Bayer has provided more details about its recently-halted late-stage trial of its colorectal cancer drug regorafenib which shows that it improved overall survival by 29%.
In October, the Phase III CORRECT trial, which involved 760 patients with metastatic colorectal cancer was topped early so that all participants would be offered treatment with regorafenib, an oral multi-kinase inhibitor. Now the German group says that people on the drug lived a median 6.4 months longer, compared with five months for those on placebo.
The CORRECT trial also met two secondary efficacy endpoints, namely significant improvements in progression-free survival and in the disease control rate. Bayer plans to submit regorafenib for approval in metastatic colorectal cancer in 2012 and the drug is also in trials to evaluate its potential to treat patients with various tumour types.

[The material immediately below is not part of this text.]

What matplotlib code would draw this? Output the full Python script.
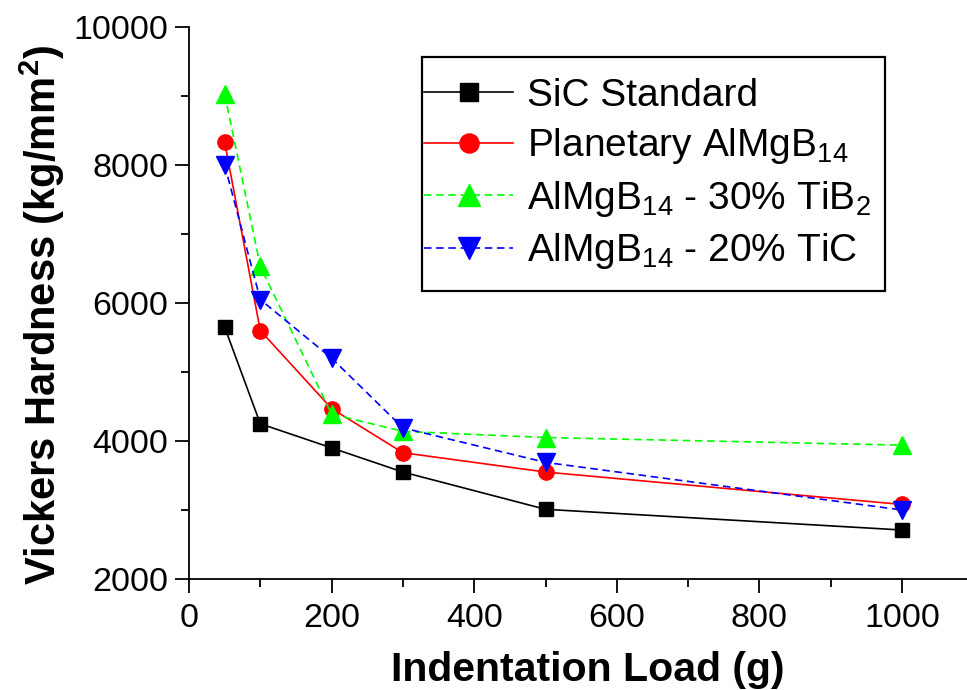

The company quoted Eric van Cutsem of the University Hospital Leuven in Belgium and a coordinating investigator of the study, as saying that "these data are noteworthy because they demonstrate that regorafenib can stabilise disease, even at an advanced stage, and prolong life in patients with metastatic colorectal cancer who have no other treatment options available". He added that "to date regorafenib is the only oral multi-kinase inhibitor as monotherapy that has demonstrated in a large Phase III trial the ability to improve clinical outcomes" and the data suggest it may provide "a new standard of care".
Bayer and partner Onyx Pharmaceuticals settled their long-running battle over rights concerning regorafenib in October last year. In May 2009, Onyx sued over the rights to the drug, claiming it is a variant of the two firms' Nexavar (sorafenib) while Bayer had always insisted that regorafenib is not covered by a collaboration the companies signed in 1994.
The settlement recognised that regorafenib is a Bayer compound, while Onyx will receive a 20% royalty. The US biotech will not have to pay any development and commercialisation costs and has a co-promotion option in the USA.
Xarelto approved in Japan for stroke prevention
Meantime Bayer received a further boost with the news that its once-daily oral anticoagulant Xarelto (rivaroxaban) has been approved for the prevention of stroke and systemic embolism in patients with non-valvular atrial fibrillation by the Japanese Ministry of Health, Labor and Welfare.
The approval is based on the results of the global ROCKET AF study and the J-ROCKET AF study, which was run entirely in Japan. Both studies investigated rivaroxaban versus dose-adjusted warfarin in patients with non-valvular AF at risk of stroke.